Cuando al fin puede emerger, Juanjo se encuentra sin nadie. Flavia, Esteban, han desaparecido. Antes de que pueda buscarlos, otra avalancha y luego otra y otra más terminan por desdibujarlo todo. El escenario cambia a suelo, los cuerpos se desbaratan y las caras que gritan se mudan por otras que sangran, que lloran, que duermen. En ese momento, todo es anónimo, desconocido, lejano. Y cada vez que logra alzarse un poco, Juanjo busca a sus primos, pero donde ellos estaban ahora otros ocupan, por un instante, su lugar. Y enseguida, las cosas se barren de nuevo y nadie es alguien y otro alguien vuelve a ser nadie. De nuevo todos cambian sus identidades y ya ni siquiera Juanjo está seguro de quién es, de dónde está. Y es tanto el miedo y la falta de aire, que una nube de inconsciencia lo amenaza y su propio instinto de supervivencia lo convierte definitivamente en un animal egoísta.

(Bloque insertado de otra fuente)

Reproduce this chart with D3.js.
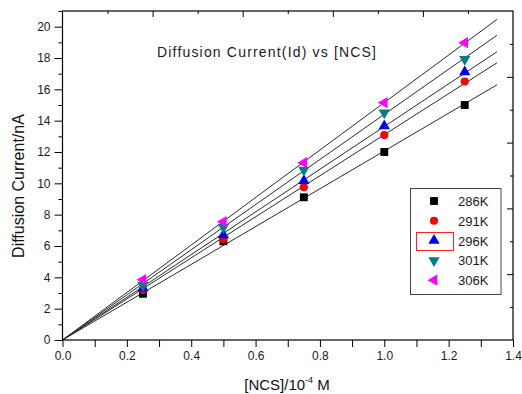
<!DOCTYPE html>
<html>
<head>
<meta charset="utf-8">
<script src="https://cdn.jsdelivr.net/npm/d3@7"></script>
<style>
  html, body { margin: 0; padding: 0; background: #fff; }
  svg { display: block; font-family: Arial, "Liberation Sans", sans-serif; }
</style>
</head>
<body>
<div id="chart"></div>
<script>
// ---- data ----
const concentrations = [0.25, 0.5, 0.75, 1.0, 1.25];
const seriesNames = ["286K", "291K", "296K", "301K", "306K"];
const values286 = [2.95, 6.3, 9.11, 12.0, 15.0];
const values291 = [3.2, 6.45, 9.75, 13.08, 16.5];
const values296 = [3.3, 6.7, 10.17, 13.66, 17.1];
const values301 = [3.5, 7.2, 10.85, 14.5, 17.92];
const values306 = [3.85, 7.55, 11.32, 15.15, 18.98];
const seriesColors = ["#000000", "#ff0000", "#0000ff", "#008080", "#ff00ff"];
const xTicks = [0.0, 0.2, 0.4, 0.6, 0.8, 1.0, 1.2, 1.4];
const yTicks = [0, 2, 4, 6, 8, 10, 12, 14, 16, 18, 20];
const fitRange = [0, 1.35];
const titleText = "Diffusion Current(Id) vs [NCS]";
const yLabel = "Diffusion Current/nA";

const seriesValues = [values286, values291, values296, values301, values306];

const W = 522, H = 394;
const margin = { left: 62.5, right: 9, top: 11, bottom: 54 };
const svg = d3.select("#chart").append("svg").attr("width", W).attr("height", H);

const x = d3.scaleLinear().domain([0, 1.4]).range([margin.left, W - margin.right]);
const y = d3.scaleLinear().domain([0, 21]).range([H - margin.bottom, margin.top]);
// mirrored top/right axes use their own 0..5 scales (as in the original)
const xTop = d3.scaleLinear().domain([0, 5]).range(x.range());
const yRight = d3.scaleLinear().domain([0, 5]).range(y.range());

const x0 = x.range()[0], x1 = x.range()[1], y0 = y.range()[0], y1 = y.range()[1];

// ---- fit lines (least squares through origin) ----
const lineGen = d3.line().x(d => x(d[0])).y(d => y(d[1]));
const fitG = svg.append("g");
seriesValues.forEach(vals => {
  const sxy = d3.sum(concentrations, (c, i) => c * vals[i]);
  const sxx = d3.sum(concentrations, c => c * c);
  const k = sxy / sxx;
  fitG.append("path")
    .attr("d", lineGen(fitRange.map(v => [v, k * v])))
    .attr("fill", "none").attr("stroke", "#2a2a2a").attr("stroke-width", 1);
});

// ---- markers ----
const symbolDefs = [
  { type: d3.symbolSquare, size: 62, rot: 0 },
  { type: d3.symbolCircle, size: 52, rot: 0 },
  { type: d3.symbolTriangle, size: 55, rot: 0 },
  { type: d3.symbolTriangle, size: 55, rot: 180 },
  { type: d3.symbolTriangle, size: 55, rot: -90 }
];
const markG = svg.append("g");
seriesValues.forEach((vals, si) => {
  const def = symbolDefs[si];
  markG.selectAll(null).data(vals).enter().append("path")
    .attr("d", d3.symbol().type(def.type).size(def.size))
    .attr("transform", (d, i) => `translate(${x(concentrations[i])},${y(d)}) rotate(${def.rot})`)
    .attr("fill", seriesColors[si]);
});

// ---- axes ----
const fmt1 = d3.format(".1f");
const bottom = svg.append("g").attr("transform", `translate(0,${y0})`)
  .call(d3.axisBottom(x).tickValues(d3.range(0, 15).map(i => i / 10)).tickSize(7)
    .tickFormat(d => (Math.round(d * 10) % 2 === 0 ? fmt1(d) : "")).tickPadding(4));
const left = svg.append("g").attr("transform", `translate(${x0},0)`)
  .call(d3.axisLeft(y).tickValues(yTicks).tickSize(8).tickPadding(4));
svg.append("g").attr("transform", `translate(${x0},0)`)
  .call(d3.axisLeft(y).tickValues(d3.range(1, 22, 2)).tickSize(4).tickFormat(""));
// top axis (inward)
svg.append("g").attr("transform", `translate(0,${y1})`)
  .call(d3.axisBottom(xTop).tickValues([1, 2, 3, 4]).tickSize(6).tickFormat(""));
svg.append("g").attr("transform", `translate(0,${y1})`)
  .call(d3.axisBottom(xTop).tickValues([0.5, 1.5, 2.5, 3.5, 4.5]).tickSize(3).tickFormat(""));
// right axis (inward)
svg.append("g").attr("transform", `translate(${x1},0)`)
  .call(d3.axisLeft(yRight).tickValues([1, 2, 3, 4]).tickSize(6).tickFormat(""));
svg.append("g").attr("transform", `translate(${x1},0)`)
  .call(d3.axisLeft(yRight).tickValues([0.5, 1.5, 2.5, 3.5, 4.5]).tickSize(3).tickFormat(""));

svg.selectAll(".domain").remove();
svg.selectAll(".tick line").attr("stroke", "#000").attr("stroke-width", 1);
svg.selectAll(".tick text").attr("font-size", 12).attr("fill", "#1a1a2a")
  .attr("font-family", "Arial, 'Liberation Sans', sans-serif");

// frame
svg.append("rect").attr("x", x0).attr("y", y1).attr("width", x1 - x0).attr("height", y0 - y1)
  .attr("fill", "none").attr("stroke", "#000").attr("stroke-width", 1.2);

// ---- texts ----
svg.append("text").attr("x", 157).attr("y", 56.5).attr("font-size", 14)
  .attr("textLength", 219).attr("lengthAdjust", "spacing")
  .attr("fill", "#1a1a2a").text(titleText);

svg.append("text").attr("transform", `translate(24,186) rotate(-90)`)
  .attr("text-anchor", "middle").attr("font-size", 16).attr("fill", "#111").text(yLabel);

const xl = svg.append("text").attr("x", 287).attr("y", 390).attr("text-anchor", "middle")
  .attr("font-size", 15).attr("fill", "#111");
xl.append("tspan").text("[NCS]/10");
xl.append("tspan").attr("font-size", 9).attr("dy", -7).text("-4");
xl.append("tspan").attr("dy", 7).text(" M");

// ---- legend ----
const lg = svg.append("g");
lg.append("rect").attr("x", 410.5).attr("y", 188.5).attr("width", 90.5).attr("height", 106)
  .attr("fill", "#fff").attr("stroke", "#444").attr("stroke-width", 1);
lg.append("rect").attr("x", 416.5).attr("y", 232.5).attr("width", 37).attr("height", 18)
  .attr("fill", "none").attr("stroke", "#ff2020").attr("stroke-width", 1);
seriesNames.forEach((name, si) => {
  const cy = 201 + si * 19.8;
  const def = symbolDefs[si];
  lg.append("path").attr("d", d3.symbol().type(def.type).size(def.size))
    .attr("transform", `translate(434,${cy}) rotate(${def.rot})`).attr("fill", seriesColors[si]);
  lg.append("text").attr("x", 458).attr("y", cy + 5).attr("font-size", 13)
    .attr("fill", "#1a1a2a").text(name);
});
</script>
</body>
</html>
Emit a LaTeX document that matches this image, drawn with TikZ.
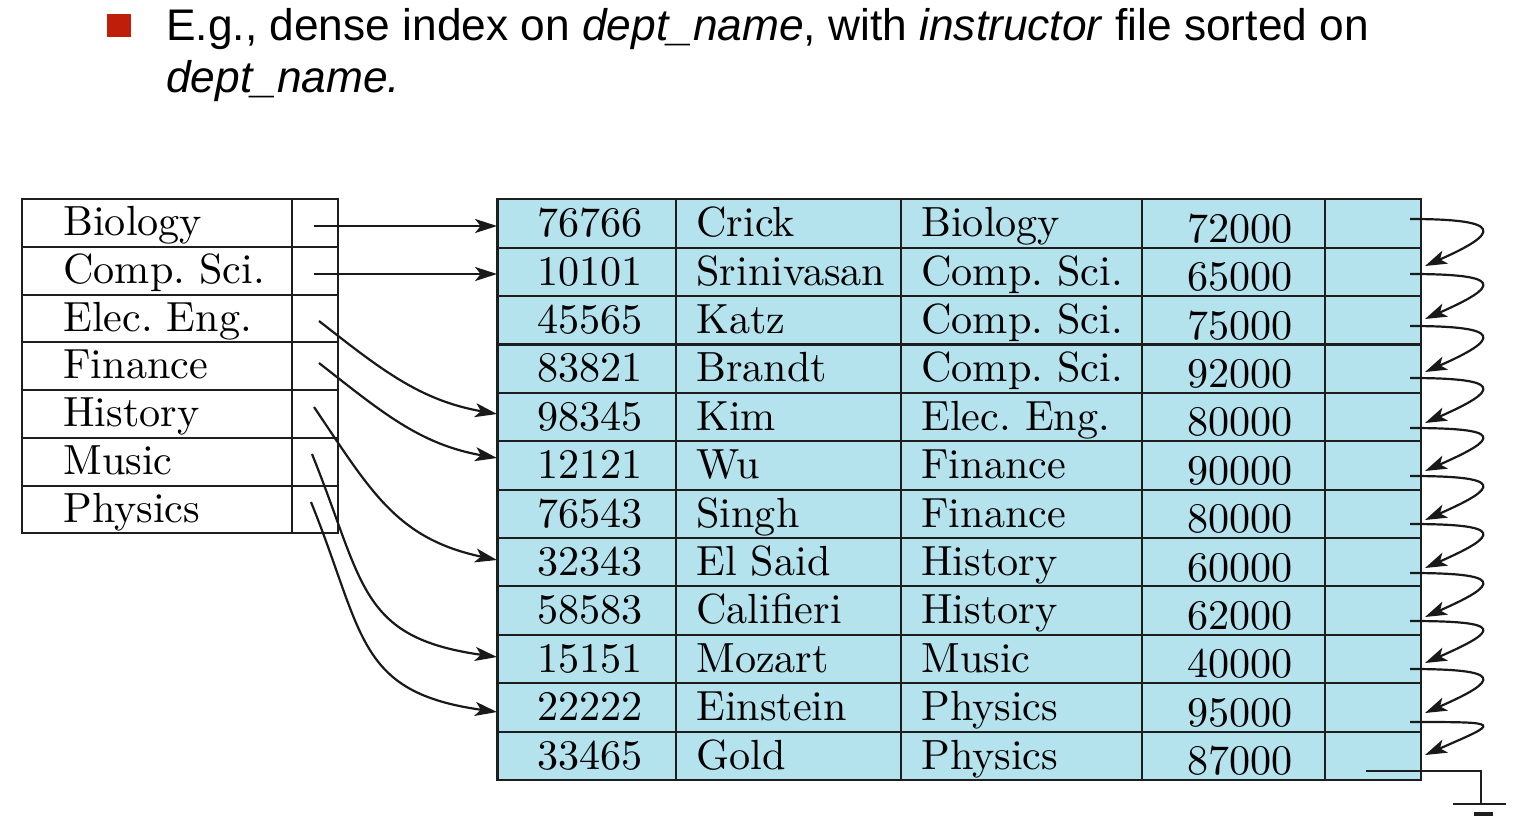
\documentclass[tikz,border=0pt]{standalone}
\usepackage{fontspec}
\newfontfamily\titlefont{Liberation Sans}
\newfontfamily\cellfont{lmroman10-regular.otf}
\usetikzlibrary{arrows.meta}
\definecolor{cellblue}{RGB}{180,226,237}
\definecolor{bulletred}{RGB}{190,30,10}
\definecolor{gridline}{RGB}{30,30,30}
\frenchspacing
\begin{document}
\begin{tikzpicture}[x=0.02cm,y=-0.02cm,
  grid/.style={draw=gridline,line width=1.2pt},
  ptr/.style={line width=1.25pt,draw=black!90,-{Stealth[length=12.5pt,width=8pt,inset=3.2pt]}},
  celltxt/.style={inner sep=0pt,font=\cellfont\fontsize{24}{28}\selectfont},
  titletxt/.style={inner sep=0pt,anchor=base west,font=\titlefont\fontsize{25.2}{29}\selectfont}]
\useasboundingbox (0,0) rectangle (1520,832);

% title
\node[fill=bulletred,minimum size=0.47cm,inner sep=0pt] (bullet) at (119,25.5) {};
\node[titletxt] (line1) at (166,40) {E.g., dense index on \textit{dept\_name}, with \textit{instructor} file sorted on};
\node[titletxt] (line2) at (166,92) {\textit{dept\_name.}};

% index table
\draw[grid] (22,199.3) rectangle (338.3,533.3);
\foreach \k in {1,...,6} \draw[grid] (22,199.3+47.71*\k) -- (338.3,199.3+47.71*\k);
\draw[grid] (291.7,199.3) -- (291.7,533.3);
\foreach \i/\n in {1/Biology,2/Comp. Sci.,3/Elec. Eng.,4/Finance,5/History,6/Music,7/Physics}{
  \pgfmathsetmacro\yt{199.3+47.71*(\i-1)}
  \node[celltxt,anchor=base west] (ix\i) at (63,\yt+36.5) {\n};
}

% main table
\filldraw[grid,fill=cellblue] (497.5,199.3) rectangle (1421,780);
\foreach \k in {1,...,11} \draw[grid] (497.5,199.3+48.39*\k) -- (1421,199.3+48.39*\k);
\foreach \xx in {676,901,1142,1325} \draw[grid] (\xx,199.3) -- (\xx,780);
\foreach \i/\a/\b/\c/\d in {1/76766/Crick/Biology/72000,
  2/10101/Srinivasan/Comp. Sci./65000,
  3/45565/Katz/Comp. Sci./75000,
  4/83821/Brandt/Comp. Sci./92000,
  5/98345/Kim/Elec. Eng./80000,
  6/12121/Wu/Finance/90000,
  7/76543/Singh/Finance/80000,
  8/32343/El Said/History/60000,
  9/58583/Califieri/History/62000,
  10/15151/Mozart/Music/40000,
  11/22222/Einstein/Physics/95000,
  12/33465/Gold/Physics/87000}{
  \pgfmathsetmacro\yt{199.3+48.39*(\i-1)}
  \node[celltxt,anchor=base] (m\i id) at (590,\yt+37.5) {\a};
  \node[celltxt,anchor=base west] (m\i nm) at (696,\yt+37.5) {\b};
  \node[celltxt,anchor=base west] (m\i dp) at (921,\yt+37.5) {\c};
  \node[celltxt,anchor=base] (m\i sal) at (1240,\yt+43) {\d};
}

% index pointers
\coordinate (p1) at (314,226); \coordinate (t1) at (497,226);
\coordinate (p2) at (314,274); \coordinate (t2) at (497,274);
\coordinate (p3) at (319,321); \coordinate (t3) at (497,414);
\coordinate (p4) at (319,363); \coordinate (t4) at (497,458);
\coordinate (p5) at (314,407); \coordinate (t5) at (497,560);
\coordinate (p6) at (312,454); \coordinate (t6) at (497,657);
\coordinate (p7) at (311,502); \coordinate (t7) at (497,712);
\draw[ptr] (p1) -- (t1);
\draw[ptr] (p2) -- (t2);
\draw[ptr] (p3) to[out=-38,in=170] (t3);
\draw[ptr] (p4) to[out=-38,in=170] (t4);
\draw[ptr] (p5) to[out=-56,in=168,looseness=1.1] (t5);
\draw[ptr] (p6) to[out=-68,in=172,looseness=1.3] (t6);
\draw[ptr] (p7) to[out=-68,in=172,looseness=1.3] (t7);

% record chain
\foreach \s/\t [count=\k] in {219/266,274/319,326/372,378/423,428/471,476/520,524/568,573/617,621/663,669/713,722/755}{
  \coordinate (cs\k) at (1410,\s);
  \coordinate (ct\k) at (1425,\t);
  \draw[ptr] (cs\k) .. controls +(95,0) and +(75,-33) .. (ct\k);
}

% null pointer / ground
\coordinate (g0) at (1366,771);
\coordinate (g1) at (1481,804);
\coordinate (gl) at (1453,804);
\coordinate (gr) at (1506,804);
\coordinate (hl) at (1474,814);
\coordinate (hr) at (1493,814);
\draw[grid] (g0) -| (g1);
\draw[grid] (gl) -- (gr);
\draw[gridline,line width=1.8pt] (hl) -- (hr);
\end{tikzpicture}
\end{document}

—Tengo que salir de acá. Puta madre. Tengo que

Respirando a rachas, tratando de no desvanecerse, Juanjo retrocede entre caras y cuerpos que nunca terminan de atravesarse en camino, que avanzan, que se incrustan en el maremoto del que él desea salir. Antes de que sea demasiado tarde. Y en tanto va escapando, arrastra –como él mismo se arrastra– un montón de pensamientos tan funestos como fatales: tragedia en la Cancha de Polo, en el recital de la banda británica Oasis. Cientos de heridos, muchos de gravedad, y quizás dos o tres muertos; primeras planas, fotografías, imágenes de TV; días de luto, homenajes en la radio, repudio oficial, velatorios al aire libre. Y entre toda esa parafernalia, a Juanjo lo vapulea su calamidad personal: ahora qué le digo a la familia. Cómo explico esta mierda. Qué les digo, la puta que lo parió.

Juanjo se escurre, solo y como puede, hacia la imposible redención. A sus espaldas, se queda hirviendo el certero infierno. Como reyes de los condenados, los Gallagher siguen tocando, van por la tercera canción. O tal vez ya fuera la última. Los acordes suenan como Don't look back in anger. El mensaje es preciso. Y es una gran ironía. A Juanjo lo aturde la letra, la frase. «No pongas tu vida en manos de una banda de rock». Y Liam canta. Y Noel canta. Pero él ya no puede verle los rostros.

Notas

1 “No te pintés ilusiones, intentá hacer clic con lo que tenés / Probá cada poción porque si te querés mucho a vos mismo / dejalo que salga, dejalo que entre y dejalo que salga” (Go let it out, Oasis).